§ **MATERIAL**
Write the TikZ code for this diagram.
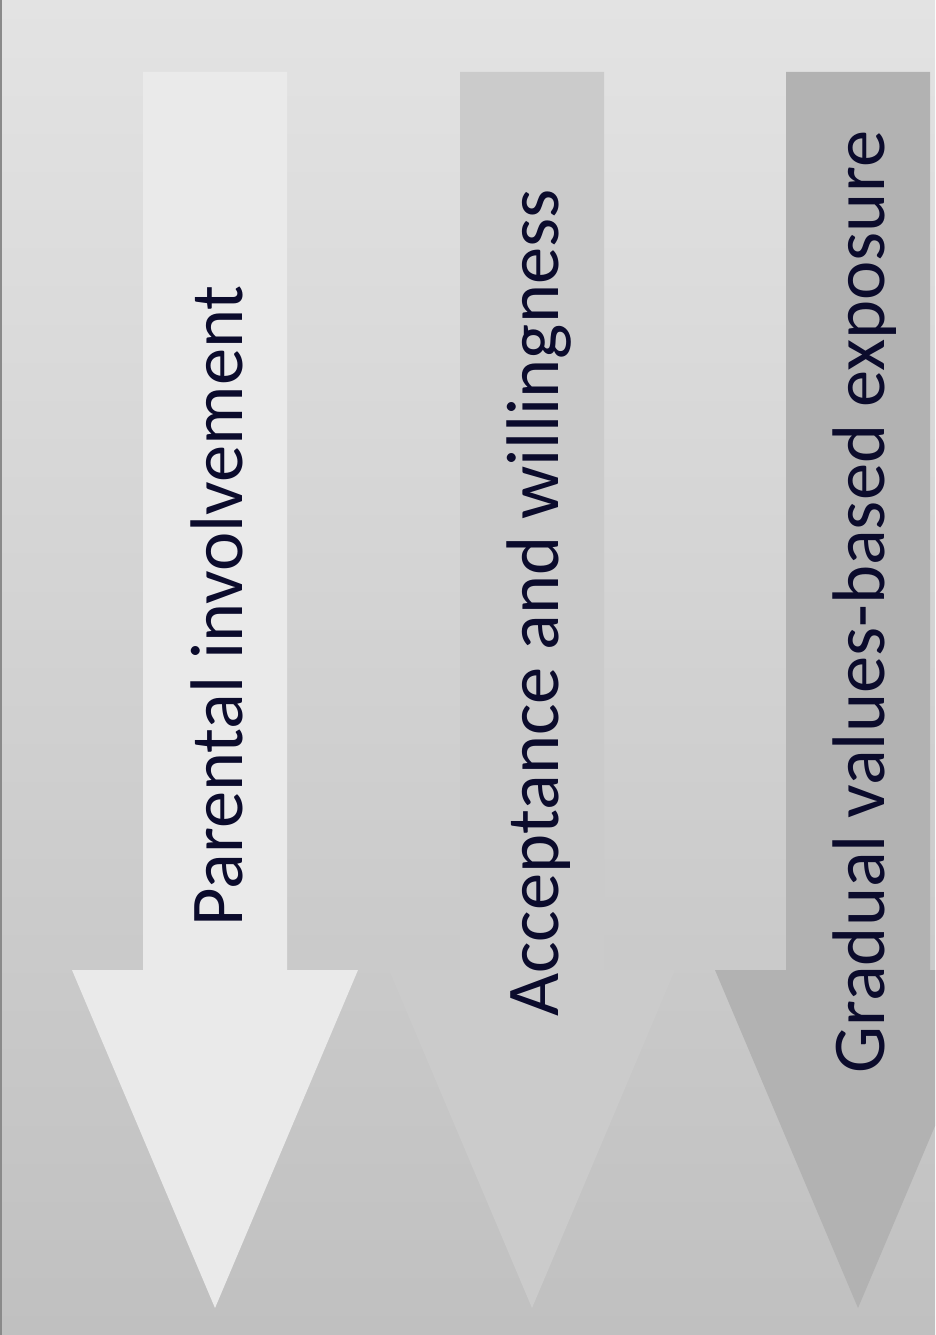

...

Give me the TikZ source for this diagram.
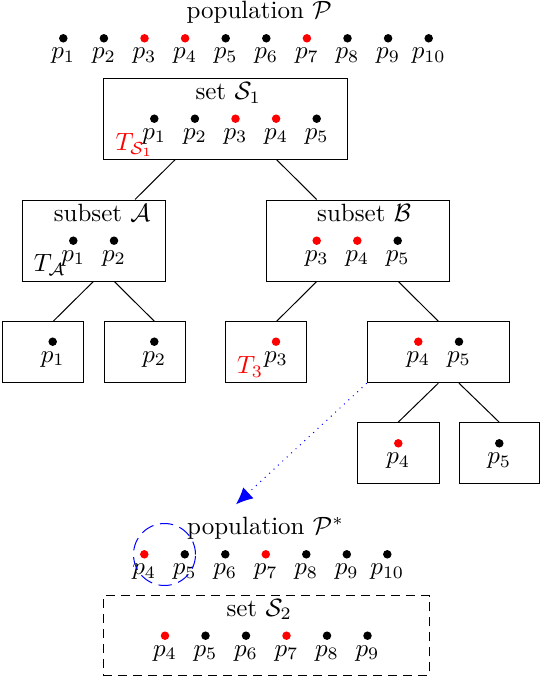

--

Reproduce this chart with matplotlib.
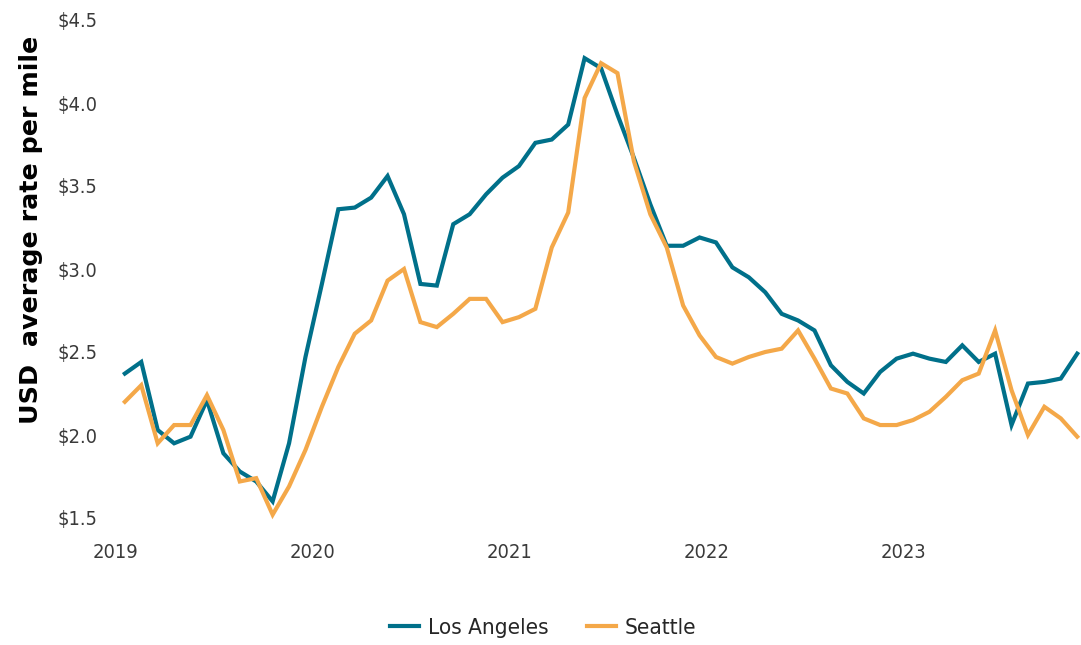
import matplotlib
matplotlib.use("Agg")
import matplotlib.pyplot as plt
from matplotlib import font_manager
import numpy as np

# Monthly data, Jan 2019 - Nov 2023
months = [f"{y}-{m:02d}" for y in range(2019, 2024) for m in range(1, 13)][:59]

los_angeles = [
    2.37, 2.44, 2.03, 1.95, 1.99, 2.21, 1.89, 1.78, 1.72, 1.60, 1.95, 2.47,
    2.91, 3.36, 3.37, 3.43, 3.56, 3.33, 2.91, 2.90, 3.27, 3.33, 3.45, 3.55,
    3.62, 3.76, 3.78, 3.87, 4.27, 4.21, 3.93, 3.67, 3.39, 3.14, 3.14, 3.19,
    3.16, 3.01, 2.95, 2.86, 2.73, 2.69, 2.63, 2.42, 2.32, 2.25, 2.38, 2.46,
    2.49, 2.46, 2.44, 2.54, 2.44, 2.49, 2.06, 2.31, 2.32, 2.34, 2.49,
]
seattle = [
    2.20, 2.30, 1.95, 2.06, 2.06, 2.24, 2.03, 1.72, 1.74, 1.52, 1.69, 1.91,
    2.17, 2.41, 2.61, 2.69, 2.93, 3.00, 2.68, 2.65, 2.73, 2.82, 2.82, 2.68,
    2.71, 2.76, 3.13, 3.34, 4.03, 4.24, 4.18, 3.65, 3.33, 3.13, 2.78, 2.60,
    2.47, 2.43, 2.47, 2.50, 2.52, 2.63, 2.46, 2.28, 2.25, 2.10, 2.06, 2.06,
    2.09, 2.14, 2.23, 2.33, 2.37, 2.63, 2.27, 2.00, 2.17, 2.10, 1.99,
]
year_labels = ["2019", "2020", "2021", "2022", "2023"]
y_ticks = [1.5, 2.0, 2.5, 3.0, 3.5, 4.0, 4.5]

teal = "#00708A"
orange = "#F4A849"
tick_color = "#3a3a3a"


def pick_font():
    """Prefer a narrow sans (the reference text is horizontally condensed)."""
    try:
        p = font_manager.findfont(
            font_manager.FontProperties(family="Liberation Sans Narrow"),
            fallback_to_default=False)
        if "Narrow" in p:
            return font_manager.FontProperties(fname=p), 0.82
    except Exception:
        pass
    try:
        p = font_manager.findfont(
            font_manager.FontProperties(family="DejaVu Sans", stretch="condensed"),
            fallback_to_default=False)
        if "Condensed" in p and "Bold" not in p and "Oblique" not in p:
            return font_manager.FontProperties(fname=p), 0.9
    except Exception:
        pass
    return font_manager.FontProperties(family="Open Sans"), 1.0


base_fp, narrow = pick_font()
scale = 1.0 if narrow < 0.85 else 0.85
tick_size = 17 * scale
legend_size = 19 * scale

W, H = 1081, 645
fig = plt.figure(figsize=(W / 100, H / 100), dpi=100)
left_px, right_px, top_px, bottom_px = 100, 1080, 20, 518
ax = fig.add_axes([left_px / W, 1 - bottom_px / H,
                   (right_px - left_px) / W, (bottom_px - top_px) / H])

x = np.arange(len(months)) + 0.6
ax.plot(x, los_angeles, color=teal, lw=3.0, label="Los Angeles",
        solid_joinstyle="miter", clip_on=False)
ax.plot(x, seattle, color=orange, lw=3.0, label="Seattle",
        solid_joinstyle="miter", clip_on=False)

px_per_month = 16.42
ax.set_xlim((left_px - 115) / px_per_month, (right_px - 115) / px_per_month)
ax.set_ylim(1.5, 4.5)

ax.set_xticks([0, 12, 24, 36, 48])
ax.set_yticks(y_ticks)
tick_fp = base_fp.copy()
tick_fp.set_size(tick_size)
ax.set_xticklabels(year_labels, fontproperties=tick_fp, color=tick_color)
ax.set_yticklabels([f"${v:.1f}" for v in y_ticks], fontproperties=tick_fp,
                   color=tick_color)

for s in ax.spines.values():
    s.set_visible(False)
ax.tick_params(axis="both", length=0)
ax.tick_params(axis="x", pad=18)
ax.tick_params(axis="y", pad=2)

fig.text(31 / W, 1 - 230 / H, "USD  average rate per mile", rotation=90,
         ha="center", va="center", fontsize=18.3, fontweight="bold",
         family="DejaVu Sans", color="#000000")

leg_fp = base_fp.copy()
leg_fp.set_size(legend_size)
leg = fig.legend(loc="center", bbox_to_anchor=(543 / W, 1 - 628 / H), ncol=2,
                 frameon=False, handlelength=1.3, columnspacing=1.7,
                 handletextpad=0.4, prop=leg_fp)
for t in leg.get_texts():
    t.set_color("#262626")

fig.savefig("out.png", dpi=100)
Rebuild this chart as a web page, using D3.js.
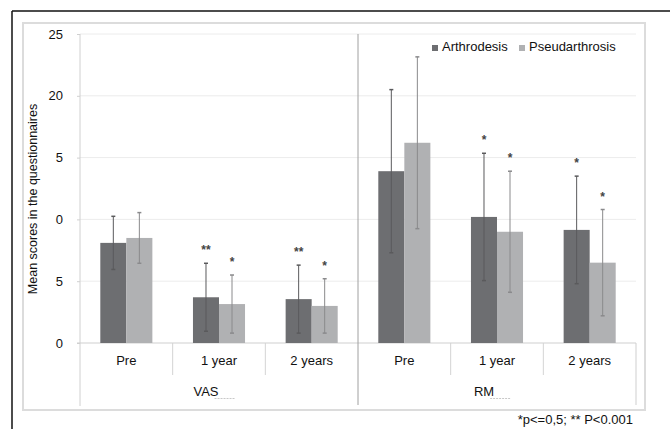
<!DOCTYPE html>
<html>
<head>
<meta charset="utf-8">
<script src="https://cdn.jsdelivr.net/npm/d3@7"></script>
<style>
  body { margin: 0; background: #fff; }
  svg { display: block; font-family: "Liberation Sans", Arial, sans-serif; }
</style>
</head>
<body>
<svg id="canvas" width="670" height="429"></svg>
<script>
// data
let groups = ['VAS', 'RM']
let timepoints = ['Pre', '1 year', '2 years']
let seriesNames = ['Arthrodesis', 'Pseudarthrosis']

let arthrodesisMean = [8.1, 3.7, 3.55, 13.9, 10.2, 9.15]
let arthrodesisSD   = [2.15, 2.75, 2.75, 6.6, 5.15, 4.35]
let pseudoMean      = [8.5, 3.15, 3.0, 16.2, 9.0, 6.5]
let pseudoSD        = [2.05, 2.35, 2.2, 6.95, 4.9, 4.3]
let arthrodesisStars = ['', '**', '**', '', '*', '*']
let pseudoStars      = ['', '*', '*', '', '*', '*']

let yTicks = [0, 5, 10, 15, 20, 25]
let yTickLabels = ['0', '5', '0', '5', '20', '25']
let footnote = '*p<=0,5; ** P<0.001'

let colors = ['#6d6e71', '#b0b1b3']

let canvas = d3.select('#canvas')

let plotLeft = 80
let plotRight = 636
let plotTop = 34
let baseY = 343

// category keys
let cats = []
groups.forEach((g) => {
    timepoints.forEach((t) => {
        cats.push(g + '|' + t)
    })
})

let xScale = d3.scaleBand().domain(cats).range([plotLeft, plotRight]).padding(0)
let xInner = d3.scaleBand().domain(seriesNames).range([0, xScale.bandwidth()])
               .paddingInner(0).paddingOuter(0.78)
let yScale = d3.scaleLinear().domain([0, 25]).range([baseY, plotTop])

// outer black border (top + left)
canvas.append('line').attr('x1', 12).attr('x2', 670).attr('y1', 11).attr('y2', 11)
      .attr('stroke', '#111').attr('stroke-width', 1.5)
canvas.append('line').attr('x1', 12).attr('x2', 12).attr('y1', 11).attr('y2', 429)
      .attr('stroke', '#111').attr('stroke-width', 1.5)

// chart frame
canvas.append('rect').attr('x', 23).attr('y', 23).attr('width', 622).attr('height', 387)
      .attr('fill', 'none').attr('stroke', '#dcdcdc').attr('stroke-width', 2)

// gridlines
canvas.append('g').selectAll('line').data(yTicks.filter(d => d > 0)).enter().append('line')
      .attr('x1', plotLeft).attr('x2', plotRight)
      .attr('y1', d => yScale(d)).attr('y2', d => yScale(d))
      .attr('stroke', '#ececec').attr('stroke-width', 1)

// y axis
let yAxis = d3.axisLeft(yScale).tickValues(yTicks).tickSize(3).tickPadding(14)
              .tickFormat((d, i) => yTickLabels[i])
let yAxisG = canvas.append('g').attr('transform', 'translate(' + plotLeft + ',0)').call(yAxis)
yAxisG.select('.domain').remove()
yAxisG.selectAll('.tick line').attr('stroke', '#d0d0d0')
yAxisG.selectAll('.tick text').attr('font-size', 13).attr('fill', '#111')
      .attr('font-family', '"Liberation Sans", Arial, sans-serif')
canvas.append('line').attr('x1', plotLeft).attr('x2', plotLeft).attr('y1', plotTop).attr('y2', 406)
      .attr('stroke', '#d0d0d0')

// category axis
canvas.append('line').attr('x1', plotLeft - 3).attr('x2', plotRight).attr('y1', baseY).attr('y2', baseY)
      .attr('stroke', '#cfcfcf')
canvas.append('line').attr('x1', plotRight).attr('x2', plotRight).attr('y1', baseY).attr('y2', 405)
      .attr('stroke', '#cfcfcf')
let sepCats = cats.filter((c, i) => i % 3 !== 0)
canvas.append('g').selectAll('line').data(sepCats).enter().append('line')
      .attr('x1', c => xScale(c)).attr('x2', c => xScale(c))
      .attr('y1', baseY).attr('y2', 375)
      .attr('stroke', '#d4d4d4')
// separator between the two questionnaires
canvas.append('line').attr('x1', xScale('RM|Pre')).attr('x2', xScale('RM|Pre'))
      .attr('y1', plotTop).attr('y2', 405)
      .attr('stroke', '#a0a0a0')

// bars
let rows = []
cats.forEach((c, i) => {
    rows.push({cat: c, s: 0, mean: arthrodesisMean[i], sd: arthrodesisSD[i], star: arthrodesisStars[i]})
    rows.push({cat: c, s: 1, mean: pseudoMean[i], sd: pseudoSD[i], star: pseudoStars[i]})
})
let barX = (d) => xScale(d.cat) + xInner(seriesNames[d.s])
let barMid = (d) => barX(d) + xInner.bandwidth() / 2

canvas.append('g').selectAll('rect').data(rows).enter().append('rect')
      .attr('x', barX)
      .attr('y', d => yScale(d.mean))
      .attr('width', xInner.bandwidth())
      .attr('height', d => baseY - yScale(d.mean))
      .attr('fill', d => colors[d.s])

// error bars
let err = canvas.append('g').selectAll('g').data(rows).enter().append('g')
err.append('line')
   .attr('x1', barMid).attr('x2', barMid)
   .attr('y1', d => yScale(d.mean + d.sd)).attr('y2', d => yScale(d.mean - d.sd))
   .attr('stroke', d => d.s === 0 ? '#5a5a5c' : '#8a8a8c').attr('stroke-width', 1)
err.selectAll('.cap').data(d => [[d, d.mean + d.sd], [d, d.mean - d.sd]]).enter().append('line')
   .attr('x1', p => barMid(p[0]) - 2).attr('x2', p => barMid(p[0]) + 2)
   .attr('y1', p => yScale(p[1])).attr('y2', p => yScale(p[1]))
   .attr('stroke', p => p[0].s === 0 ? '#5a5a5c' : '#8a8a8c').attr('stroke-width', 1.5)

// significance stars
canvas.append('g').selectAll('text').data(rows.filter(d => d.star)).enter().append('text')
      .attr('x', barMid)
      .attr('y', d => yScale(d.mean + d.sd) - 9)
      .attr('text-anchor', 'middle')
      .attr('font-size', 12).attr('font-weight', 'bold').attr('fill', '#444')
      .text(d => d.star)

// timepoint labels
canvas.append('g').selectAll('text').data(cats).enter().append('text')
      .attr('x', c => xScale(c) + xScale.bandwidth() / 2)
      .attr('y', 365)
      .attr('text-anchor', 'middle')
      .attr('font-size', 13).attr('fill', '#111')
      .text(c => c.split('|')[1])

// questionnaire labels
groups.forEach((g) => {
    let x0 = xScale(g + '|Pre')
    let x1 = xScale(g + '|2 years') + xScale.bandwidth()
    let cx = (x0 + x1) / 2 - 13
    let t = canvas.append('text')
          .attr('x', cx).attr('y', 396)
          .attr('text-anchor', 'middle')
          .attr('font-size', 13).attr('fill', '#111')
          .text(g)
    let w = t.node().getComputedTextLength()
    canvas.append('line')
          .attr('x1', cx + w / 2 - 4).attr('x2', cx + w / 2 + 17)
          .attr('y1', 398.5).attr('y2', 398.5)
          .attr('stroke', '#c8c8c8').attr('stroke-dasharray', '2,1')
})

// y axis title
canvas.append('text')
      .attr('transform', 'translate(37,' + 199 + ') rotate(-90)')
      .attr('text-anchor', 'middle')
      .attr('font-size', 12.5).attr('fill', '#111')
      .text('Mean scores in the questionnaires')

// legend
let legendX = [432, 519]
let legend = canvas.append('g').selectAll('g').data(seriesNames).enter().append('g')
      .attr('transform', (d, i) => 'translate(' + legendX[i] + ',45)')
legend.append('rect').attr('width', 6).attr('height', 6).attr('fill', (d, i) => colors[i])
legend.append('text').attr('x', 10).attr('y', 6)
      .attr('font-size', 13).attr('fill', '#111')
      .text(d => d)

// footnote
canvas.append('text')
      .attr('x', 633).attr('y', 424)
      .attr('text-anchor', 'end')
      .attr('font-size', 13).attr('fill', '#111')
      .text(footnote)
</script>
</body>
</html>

§ **EXERCISE**
Keep to the stretch from the line containing "Rebuild this chart" through the line containing "let baseY = 343", both ends included, and copy it exactly from the listing above, minus the pictures.

§ **SOLVED PROBLEM**
Rebuild this chart as a web page, using D3.js.
<!DOCTYPE html>
<html>
<head>
<meta charset="utf-8">
<script src="https://cdn.jsdelivr.net/npm/d3@7"></script>
<style>
  body { margin: 0; background: #fff; }
  svg { display: block; font-family: "Liberation Sans", Arial, sans-serif; }
</style>
</head>
<body>
<svg id="canvas" width="670" height="429"></svg>
<script>
// data
let groups = ['VAS', 'RM']
let timepoints = ['Pre', '1 year', '2 years']
let seriesNames = ['Arthrodesis', 'Pseudarthrosis']

let arthrodesisMean = [8.1, 3.7, 3.55, 13.9, 10.2, 9.15]
let arthrodesisSD   = [2.15, 2.75, 2.75, 6.6, 5.15, 4.35]
let pseudoMean      = [8.5, 3.15, 3.0, 16.2, 9.0, 6.5]
let pseudoSD        = [2.05, 2.35, 2.2, 6.95, 4.9, 4.3]
let arthrodesisStars = ['', '**', '**', '', '*', '*']
let pseudoStars      = ['', '*', '*', '', '*', '*']

let yTicks = [0, 5, 10, 15, 20, 25]
let yTickLabels = ['0', '5', '0', '5', '20', '25']
let footnote = '*p<=0,5; ** P<0.001'

let colors = ['#6d6e71', '#b0b1b3']

let canvas = d3.select('#canvas')

let plotLeft = 80
let plotRight = 636
let plotTop = 34
let baseY = 343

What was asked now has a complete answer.